Privatization of Korea Telecom

Korea Telecom was fully privatized as of May 2002. Full privatization should inject much

    needed competition into the market allow many more U.S. suppliers to qualify for KT

    procurement through their locally qualified agents and distributors. Nevertheless, the true

    measure of effectiveness of privatization will be demonstrated through KT’s commitment to

    make the needed changes to its procurement process that will make it fair, transparent, and

    non-discriminatory. AMCHAM notes that as a result of the privatization of KT, U.S. suppliers

    for KT’s procurement of technical equipment no longer are required to establish either a local branch office or subsidiary to qualify to bid.

    Recommendations:

    ? KT procurement practices should reflect those of other private entities in terms of

    fairness and openness, and procurement decisions should be based solely on competitive

    factors.

Korea’s Safety and EMC Requirements and Certification Processes

As a result of the U.S.-South Korean telecommunications talks held in the early 1990s, the

    MIC has taken a series of steps to simplify its type approval/EMC testing procedures.
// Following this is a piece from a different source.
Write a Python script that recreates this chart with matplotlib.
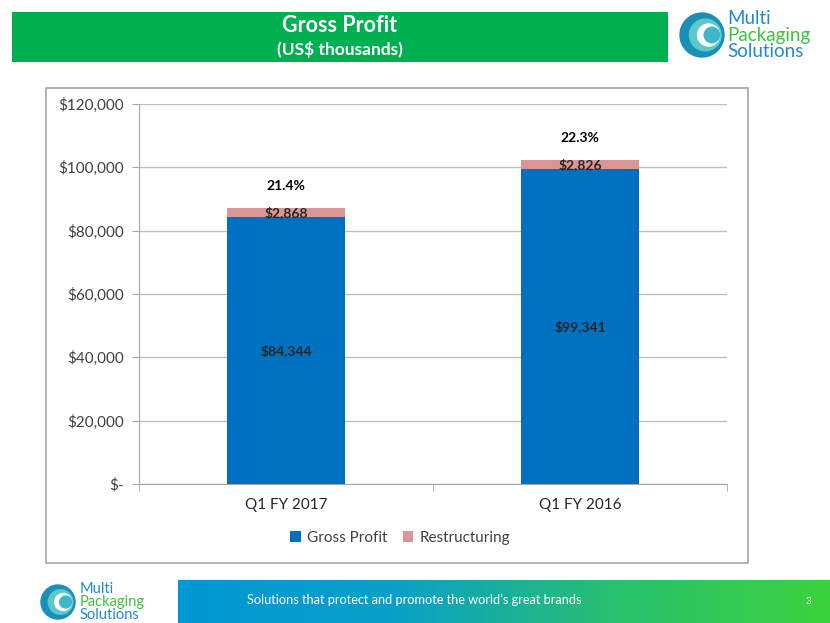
import matplotlib
matplotlib.use("Agg")
import matplotlib.pyplot as plt
import numpy as np
from matplotlib.colors import LinearSegmentedColormap
from matplotlib.patches import Rectangle, Circle

categories = ["Q1 FY 2017", "Q1 FY 2016"]
gross_profit = [84344, 99341]
restructuring = [2868, 2826]
margins = ["21.4%", "22.3%"]
yticks = [0, 20000, 40000, 60000, 80000, 100000, 120000]
ytick_labels = ["$-", "$20,000", "$40,000", "$60,000", "$80,000", "$100,000", "$120,000"]

plt.rcParams['font.family'] = ['Lato', 'DejaVu Sans']

W, H = 830, 623
fig = plt.figure(figsize=(W/100, H/100), dpi=100)
fig.patch.set_facecolor("white")

def fx(x): return x / W
def fy(y): return 1 - y / H

# Green banner
fig.patches.append(Rectangle((fx(12), fy(62)), fx(656), 50/H, transform=fig.transFigure,
                             facecolor="#00b050", edgecolor="none", zorder=1))
fig.text(fx(340), fy(26), "Gross Profit", color="white", fontsize=15.5, fontweight="bold",
         ha="center", va="center")
fig.text(fx(340), fy(49), "(US$ thousands)", color="white", fontsize=12.5, fontweight="bold",
         ha="center", va="center")

def logo(cx, cy, r, tx, size):
    ax = fig.add_axes([0, 0, 1, 1], zorder=5)
    ax.set_xlim(0, W); ax.set_ylim(H, 0); ax.axis("off")
    ax.add_patch(Circle((cx, cy), r, color="#1a8fb8"))
    ax.add_patch(Circle((cx + r*0.15, cy), r*0.72, color="#5cc8c8"))
    ax.add_patch(Circle((cx + r*0.3, cy), r*0.5, color="white"))
    ax.add_patch(Circle((cx + r*0.45, cy), r*0.35, color="#3fb6c9"))
    ax.text(tx, cy - size*1.2, "Multi", color="#1f8ad0", fontsize=size, va="center", ha="left")
    ax.text(tx, cy, "Packaging", color="#3cc23c", fontsize=size, va="center", ha="left")
    ax.text(tx, cy + size*1.2, "Solutions", color="#1f8ad0", fontsize=size, va="center", ha="left")
    return ax

logo(702, 35, 22, 727, 13.5)

# Chart box
fig.patches.append(Rectangle((fx(46), fy(563)), fx(702), 475/H, transform=fig.transFigure,
                             facecolor="white", edgecolor="#a6a6a6", linewidth=1.2, zorder=1))

ax = fig.add_axes([fx(139), fy(484), fx(727-139), 380/H], zorder=3)
ax.set_facecolor("none")
x = np.arange(len(categories))
ax.bar(x, gross_profit, width=0.4, color="#0070c0", label="Gross Profit", zorder=3)
ax.bar(x, restructuring, bottom=gross_profit, width=0.4, color="#da9694",
       label="Restructuring", zorder=3)
ax.set_xlim(-0.5, 1.5)
ax.set_ylim(0, 120000)
ax.set_yticks(yticks)
ax.set_yticklabels(ytick_labels, fontsize=11, color="#404040")
ax.set_xticks(x)
ax.set_xticklabels(categories, fontsize=11, color="#262626")
ax.set_xticks([-0.5, 0.5, 1.5], minor=True)
ax.tick_params(axis="x", which="major", length=0, pad=10)
ax.tick_params(axis="x", which="minor", length=5, color="#a6a6a6")
ax.tick_params(axis="y", length=5, color="#a6a6a6", pad=6)
ax.grid(axis="y", color="#bfbfbf", linewidth=1, zorder=0)
for s in ["top", "right"]:
    ax.spines[s].set_visible(False)
for s in ["left", "bottom"]:
    ax.spines[s].set_color("#a6a6a6")

for i in range(len(categories)):
    ax.text(x[i], gross_profit[i] / 2, f"${gross_profit[i]:,}", ha="center", va="center",
            fontsize=10, fontweight="bold", color="#262626", zorder=4)
    ax.text(x[i], gross_profit[i] + restructuring[i] / 2, f"${restructuring[i]:,}",
            ha="center", va="center", fontsize=10, fontweight="bold", color="#262626", zorder=4)
    ax.text(x[i], gross_profit[i] + restructuring[i] + 7000, margins[i], ha="center",
            va="center", fontsize=10, fontweight="bold", color="#000000", zorder=4)

ax.legend(loc="center", bbox_to_anchor=(fx(400), fy(538)), bbox_transform=fig.transFigure,
          ncol=2, frameon=False, fontsize=11, handlelength=0.7, handleheight=0.7,
          columnspacing=1.0, handletextpad=0.4, labelcolor="#404040")

# Footer gradient
fax = fig.add_axes([fx(178), 0, fx(830-178), 43/H], zorder=2)
cmap = LinearSegmentedColormap.from_list("g", ["#0098d4", "#0aa0c8", "#28c070", "#3cd23c"])
fax.imshow(np.linspace(0, 1, 256)[None, :], aspect="auto", cmap=cmap, extent=[0, 1, 0, 1])
fax.axis("off")
fig.text(fx(247), fy(600), "Solutions that protect and promote the world\u2019s great brands",
         color="white", fontsize=9.2, ha="left", va="center", zorder=6)
fig.text(fx(808), fy(601), "3", color="white", fontsize=7, ha="center", va="center", zorder=6)

logo(58, 602, 17, 80, 10.5)

fig.savefig("out.png", dpi=100)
    Nevertheless, many U.S. suppliers still describe MIC’s procedures as cumbersome and not in

    accordance with internationally recognized norms. U.S. manufacturers of information

    technology (IT) equipment note that MIC and the Ministry of Commerce, Industry, and Trade

    (MOCIE) have to some degree streamlined the safety and EMC requirements and certification

    processes. Yet, MIC and MOCIE still routinely require unnecessary and redundant

documentation and testing to the same international standard for purposes of type

    approval/certification of IT and telecommunications equipment. Many of these requests often

    appear to exceed the minimum level of information necessary as defined in the 1992 U.S.-

    South Korea telecommunications agreement. Pursuant to U.S. industry requests, MIC and

    MOCIE have agreed to make appropriate amendments to the regulations that will alleviate

    many of the industry’s concerns. However, there are still some outstanding issues, which

    include costly delays in MIC’s issuing of an approval number required for product labeling

    and non-acceptance of foreign test lab reports. MIC should eliminate the requirement for an

    approval number, requiring the MIC mark only and should accept any ISO-17025 accredited

    test laboratory report just as Korean test lab reports are accepted in the U.S. through

    accredited testing authorities.

Recommendations:

    ? Continue to bring EMC/Safety standards for IT equipment in compliance with

    internationally recognized procedures and standards.